‘I realised my son had sepsis thanks to a Facebook group’
His condition soon deteriorated further and he began to suck in at his ribs.
Jasmine Stevens, 21, recently took to TikTok claiming if she hadn’t found the knowledge by chance, her son’s sepsis infection could have ‘ended very differently’.
A bereaved mum had posted on a Facebook group she was in, and alarm bells started ringing as Mateo, then four months old, had skin that looked mottled and a temperature.
Jasmine said: ‘We assumed the mottled skin was him trying to regulate his temperature. He gets a high temperature when poorly, so it wasn’t a major cause for concern.’
His condition soon deteriorated further and he began to suck in at his ribs – another tell-tale sign of the deadly condition – and spent the day generally sleepy in her arms.
Jasmine added: ‘That made me realise something more serious was going on and I wondered if he had sepsis.
‘I’m in a Facebook group for mums. There’s a lady in there whose baby sadly died from sepsis, and she’s always sharing the symptoms – the mottled skin, the high temperature, and the sucking in of the ribs.
‘I then tried to feed Mateo and he went floppy. When his head rolled back, I blew on his face to help him regain consciousness.
‘Thankfully, he came back and I called an ambulance.
‘At this point, his temperature was about 40 – and it wasn’t coming down.’
Jasmine, who has two children, explained that by the time they reached hospital, her son was also suffering from ‘raspy breathing’.
First, they checked for bronchitis, then sepsis.
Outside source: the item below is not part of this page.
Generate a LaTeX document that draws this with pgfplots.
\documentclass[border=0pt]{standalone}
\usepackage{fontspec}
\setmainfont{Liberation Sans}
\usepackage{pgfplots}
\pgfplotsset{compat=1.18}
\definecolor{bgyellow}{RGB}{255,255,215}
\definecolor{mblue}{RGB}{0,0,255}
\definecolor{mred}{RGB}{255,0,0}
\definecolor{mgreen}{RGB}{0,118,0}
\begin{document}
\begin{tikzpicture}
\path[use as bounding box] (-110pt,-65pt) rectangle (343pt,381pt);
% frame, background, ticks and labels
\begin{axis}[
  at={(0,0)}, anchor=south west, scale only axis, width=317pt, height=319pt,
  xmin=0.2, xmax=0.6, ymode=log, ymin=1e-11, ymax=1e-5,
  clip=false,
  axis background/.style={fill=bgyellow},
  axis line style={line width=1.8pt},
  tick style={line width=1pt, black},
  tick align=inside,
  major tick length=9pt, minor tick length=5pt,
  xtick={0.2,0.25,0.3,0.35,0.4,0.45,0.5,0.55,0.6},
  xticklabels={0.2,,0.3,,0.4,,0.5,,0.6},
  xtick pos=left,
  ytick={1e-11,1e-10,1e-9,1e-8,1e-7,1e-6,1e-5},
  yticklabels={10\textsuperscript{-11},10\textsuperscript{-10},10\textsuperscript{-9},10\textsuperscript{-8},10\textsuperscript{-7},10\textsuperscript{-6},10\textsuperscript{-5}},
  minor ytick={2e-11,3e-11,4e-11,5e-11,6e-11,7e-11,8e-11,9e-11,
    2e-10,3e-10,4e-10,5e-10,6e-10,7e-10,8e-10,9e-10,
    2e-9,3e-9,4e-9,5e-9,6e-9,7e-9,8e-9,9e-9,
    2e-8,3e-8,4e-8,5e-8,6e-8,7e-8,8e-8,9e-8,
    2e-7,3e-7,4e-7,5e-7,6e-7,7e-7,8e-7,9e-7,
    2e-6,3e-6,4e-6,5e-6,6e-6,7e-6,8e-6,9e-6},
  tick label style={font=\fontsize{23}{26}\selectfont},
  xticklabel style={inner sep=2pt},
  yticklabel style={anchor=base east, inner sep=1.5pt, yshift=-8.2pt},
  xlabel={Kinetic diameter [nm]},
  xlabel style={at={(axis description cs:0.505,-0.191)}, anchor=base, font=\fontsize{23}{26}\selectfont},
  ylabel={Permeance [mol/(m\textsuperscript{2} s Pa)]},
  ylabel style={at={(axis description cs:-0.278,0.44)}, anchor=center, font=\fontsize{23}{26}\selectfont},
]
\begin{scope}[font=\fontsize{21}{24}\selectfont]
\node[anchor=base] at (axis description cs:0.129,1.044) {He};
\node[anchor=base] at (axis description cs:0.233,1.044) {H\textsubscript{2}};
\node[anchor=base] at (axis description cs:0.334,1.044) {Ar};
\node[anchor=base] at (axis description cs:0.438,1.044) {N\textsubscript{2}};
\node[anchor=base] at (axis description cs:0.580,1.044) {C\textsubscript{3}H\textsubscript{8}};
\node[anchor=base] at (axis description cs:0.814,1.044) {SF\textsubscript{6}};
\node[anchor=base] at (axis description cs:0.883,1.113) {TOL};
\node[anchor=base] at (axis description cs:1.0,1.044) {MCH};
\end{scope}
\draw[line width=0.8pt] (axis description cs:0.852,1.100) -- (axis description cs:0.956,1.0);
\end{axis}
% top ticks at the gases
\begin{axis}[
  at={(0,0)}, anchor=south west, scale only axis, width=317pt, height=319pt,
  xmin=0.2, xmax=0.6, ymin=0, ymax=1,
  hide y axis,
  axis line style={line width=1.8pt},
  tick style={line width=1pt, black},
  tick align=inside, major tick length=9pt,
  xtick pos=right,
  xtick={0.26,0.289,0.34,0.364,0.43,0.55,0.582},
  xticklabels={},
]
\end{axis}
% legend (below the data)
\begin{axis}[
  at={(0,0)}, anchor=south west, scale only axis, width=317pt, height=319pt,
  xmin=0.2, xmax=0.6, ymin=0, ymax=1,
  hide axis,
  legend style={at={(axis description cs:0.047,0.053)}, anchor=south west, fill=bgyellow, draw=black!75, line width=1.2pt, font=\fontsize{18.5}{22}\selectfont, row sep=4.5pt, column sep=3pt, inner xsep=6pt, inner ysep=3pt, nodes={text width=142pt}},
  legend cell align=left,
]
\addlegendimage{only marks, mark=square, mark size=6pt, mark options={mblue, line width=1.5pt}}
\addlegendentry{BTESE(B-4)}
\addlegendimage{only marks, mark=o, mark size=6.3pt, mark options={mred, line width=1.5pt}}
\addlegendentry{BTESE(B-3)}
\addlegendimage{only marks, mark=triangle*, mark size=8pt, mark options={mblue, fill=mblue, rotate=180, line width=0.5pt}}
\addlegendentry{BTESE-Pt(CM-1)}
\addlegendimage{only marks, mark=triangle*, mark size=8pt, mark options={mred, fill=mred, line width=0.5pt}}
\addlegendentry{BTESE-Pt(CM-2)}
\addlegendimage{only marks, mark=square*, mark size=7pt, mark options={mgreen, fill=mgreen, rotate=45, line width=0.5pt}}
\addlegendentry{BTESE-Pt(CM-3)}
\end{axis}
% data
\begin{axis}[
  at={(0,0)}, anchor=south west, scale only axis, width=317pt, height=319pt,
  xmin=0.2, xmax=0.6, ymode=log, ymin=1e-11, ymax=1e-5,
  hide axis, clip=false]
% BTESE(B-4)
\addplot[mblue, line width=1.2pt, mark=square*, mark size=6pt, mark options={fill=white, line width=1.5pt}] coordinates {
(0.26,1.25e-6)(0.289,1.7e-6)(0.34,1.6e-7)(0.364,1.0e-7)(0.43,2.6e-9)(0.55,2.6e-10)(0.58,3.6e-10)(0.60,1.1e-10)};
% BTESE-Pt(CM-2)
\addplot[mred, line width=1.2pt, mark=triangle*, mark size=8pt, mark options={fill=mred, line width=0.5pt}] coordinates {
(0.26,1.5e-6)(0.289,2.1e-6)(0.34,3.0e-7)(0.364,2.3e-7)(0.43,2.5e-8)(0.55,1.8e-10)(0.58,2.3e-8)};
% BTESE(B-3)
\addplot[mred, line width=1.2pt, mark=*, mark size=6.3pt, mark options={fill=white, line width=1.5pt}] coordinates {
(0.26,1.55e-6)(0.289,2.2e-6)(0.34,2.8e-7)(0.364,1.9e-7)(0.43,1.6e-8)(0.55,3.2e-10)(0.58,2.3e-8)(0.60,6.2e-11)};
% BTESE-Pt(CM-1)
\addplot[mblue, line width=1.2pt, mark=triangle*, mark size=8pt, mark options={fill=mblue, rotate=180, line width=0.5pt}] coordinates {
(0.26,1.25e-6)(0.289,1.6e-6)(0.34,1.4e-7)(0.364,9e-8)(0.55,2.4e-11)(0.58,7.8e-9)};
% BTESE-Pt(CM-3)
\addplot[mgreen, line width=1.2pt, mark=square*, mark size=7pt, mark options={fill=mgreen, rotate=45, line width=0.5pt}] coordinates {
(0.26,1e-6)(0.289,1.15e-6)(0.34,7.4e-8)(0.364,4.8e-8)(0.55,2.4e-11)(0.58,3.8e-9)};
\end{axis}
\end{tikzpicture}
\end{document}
Immediately he was admitted to hospital and put on antibiotics, with a cannula fitted.
While his condition improved thanks to the treatment he received, Mateo, who was breastfed, still wasn’t feeding well.
Jasmine explained: ‘Every time I fed him, he was throwing it back up. They said to me, “If he doesn’t improve, you’re going to have to tube feed him.”
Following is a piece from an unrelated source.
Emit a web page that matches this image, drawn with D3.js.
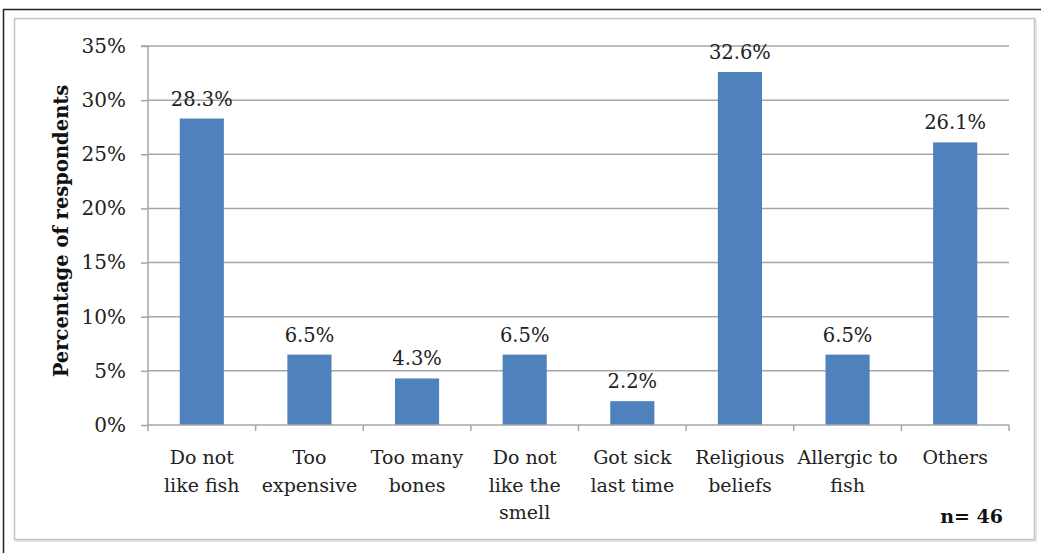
<!DOCTYPE html>
<html><head><meta charset="utf-8">
<script src="https://cdn.jsdelivr.net/npm/d3@7"></script>
<style>body{margin:0;background:#fff}svg{display:block}</style>
</head><body>
<svg id="c" width="1041" height="553"></svg>
<script>
const categories = [["Do not","like fish"],["Too","expensive"],["Too many","bones"],["Do not","like the","smell"],["Got sick","last time"],["Religious","beliefs"],["Allergic to","fish"],["Others"]];
const values = [28.3, 6.5, 4.3, 6.5, 2.2, 32.6, 6.5, 26.1];
const yTicks = [0,5,10,15,20,25,30,35];
const yTitle = "Percentage of respondents";
const note = "n= 46";

const svg = d3.select("#c");
const font = "'DejaVu Serif', serif";
// outer frame
svg.append("line").attr("x1",3).attr("y1",9.5).attr("x2",1041).attr("y2",9.5).attr("stroke","#222").attr("stroke-width",1.5);
svg.append("line").attr("x1",3.5).attr("y1",9).attr("x2",3.5).attr("y2",553).attr("stroke","#222").attr("stroke-width",1.5);
svg.append("rect").attr("x",16).attr("y",20).attr("width",1020).attr("height",521).attr("fill","none").attr("stroke","#e6e6e6").attr("stroke-width",2);
svg.append("rect").attr("x",14.5).attr("y",18.5).attr("width",1020).attr("height",521).attr("fill","#fff").attr("stroke","#c4c4c4").attr("stroke-width",1.5);

const x0 = 148, x1 = 1009, yTop = 46, yBot = 425;
const x = d3.scaleBand().domain(d3.range(values.length)).range([x0,x1]).paddingInner(0.59).paddingOuter(0.295);
const y = d3.scaleLinear().domain([0,35]).range([yBot,yTop]);

// gridlines
svg.append("g").selectAll("line").data(yTicks.filter(d=>d>0)).join("line")
  .attr("x1",x0).attr("x2",x1).attr("y1",d=>y(d)).attr("y2",d=>y(d))
  .attr("stroke","#a6a6a6").attr("stroke-width",1.5);

// bars
svg.append("g").selectAll("rect").data(values).join("rect")
  .attr("x",(d,i)=>x(i)).attr("width",x.bandwidth())
  .attr("y",d=>y(d)).attr("height",d=>yBot-y(d))
  .attr("fill","#4f81bd");

// y axis
const ya = svg.append("g").attr("transform",`translate(${x0},0)`)
  .call(d3.axisLeft(y).tickValues(yTicks).tickFormat(d=>d+"%").tickSize(7).tickPadding(15));
ya.select(".domain").attr("stroke","#a6a6a6").attr("stroke-width",1.5).attr("d",`M-7,${yTop}H0V${yBot}`);
ya.selectAll(".tick line").attr("stroke","#a6a6a6").attr("stroke-width",1.5);
ya.selectAll(".tick text").attr("font-family",font).attr("font-size",20).attr("fill","#222");

// x axis
const xb = d3.scaleLinear().domain([0,values.length]).range([x0,x1]);
svg.append("line").attr("x1",x0).attr("x2",x1).attr("y1",yBot).attr("y2",yBot).attr("stroke","#a6a6a6").attr("stroke-width",1.5);
svg.append("g").selectAll("line").data(d3.range(values.length+1)).join("line")
  .attr("x1",d=>xb(d)).attr("x2",d=>xb(d)).attr("y1",yBot).attr("y2",yBot+6)
  .attr("stroke","#a6a6a6").attr("stroke-width",1.5);

// category labels
const cl = svg.append("g").selectAll("text").data(categories).join("text")
  .attr("x",(d,i)=>x(i)+x.bandwidth()/2).attr("y",464)
  .attr("text-anchor","middle").attr("font-family",font).attr("font-size",19).attr("fill","#222");
cl.selectAll("tspan").data(d=>d).join("tspan")
  .attr("x",function(){return this.parentNode.getAttribute("x");})
  .attr("dy",(d,i)=>i===0?0:27.5).text(d=>d);

// value labels
svg.append("g").selectAll("text").data(values).join("text")
  .attr("x",(d,i)=>x(i)+x.bandwidth()/2).attr("y",d=>y(d)-13)
  .attr("text-anchor","middle").attr("font-family",font).attr("font-size",19.5).attr("fill","#222")
  .text(d=>d.toFixed(1)+"%");

// y title
svg.append("text").attr("transform","translate(68,231) rotate(-90)")
  .attr("text-anchor","middle").attr("font-family",font).attr("font-weight","bold").attr("font-size",19.5).attr("fill","#111")
  .text(yTitle);

// note
svg.append("text").attr("x",1003).attr("y",523).attr("text-anchor","end")
  .attr("font-family",font).attr("font-weight","bold").attr("font-size",19).attr("fill","#111").text(note);
</script>
</body></html>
‘He did begin to eat though, and I was so glad as we were able to go home on ward leave to see my other son, Valentino who was at home with my partner.. When I got back, Mateo’s temperature was 35, and it was stuck at that.’
During Mateo’s week in hospital, the mum learned that Mateo had a bacterial virus – the leading cause of most sepsis cases, as reported by the World Health Organisation.
His mum added: ‘It was confirmed that he had sepsis on the sixth day.
Tell-tale signs and symptoms that may indicate sepsis in infants:
- fever or hypothermia
- rapid breathing
- poor feeding
- irritability or lethargy
- change in skin colour
- rapid heart rate
- decreased urine output
- vomiting and diarrhoea
‘He had to spend a week in hospital. It took about a week for his temperature to start coming down, but he was still very sleepy.
‘His hands and feet were cold until about a week after as well. But you could see progress throughout the days – he started interacting a bit more and being more awake throughout the day.’
The possible cause of sepsis was an ear infection, but they can’t be certain.
Now, almost a year on from the ordeal last November, Mateo has recovered.
She now is hoping that by sharing her son’s story, she can help other parents to recognise sepsis symptoms before it’s too late, as this may well have saved her son’s life.
Dr Chun Tang, Medical Director and GP at Pall Mall Medical in Manchester, said: ‘Sepsis is a serious medical condition that can affect individuals of all ages, including babies. It occurs when the body’s response to infection causes widespread inflammation and can lead to organ dysfunction or failure.
‘Detecting sepsis in babies can be challenging because their symptoms may be subtle, and they cannot communicate their discomfort.’
‘It’s important to note that these signs and symptoms can be nonspecific and may overlap with other common infant illnesses,’ Dr Chun added.
‘If you spot any of the warning signs of sepsis in your baby, it’s crucial to take immediate action to seek medical help. Sepsis is a medical emergency, and early intervention is critical for a better outcome.’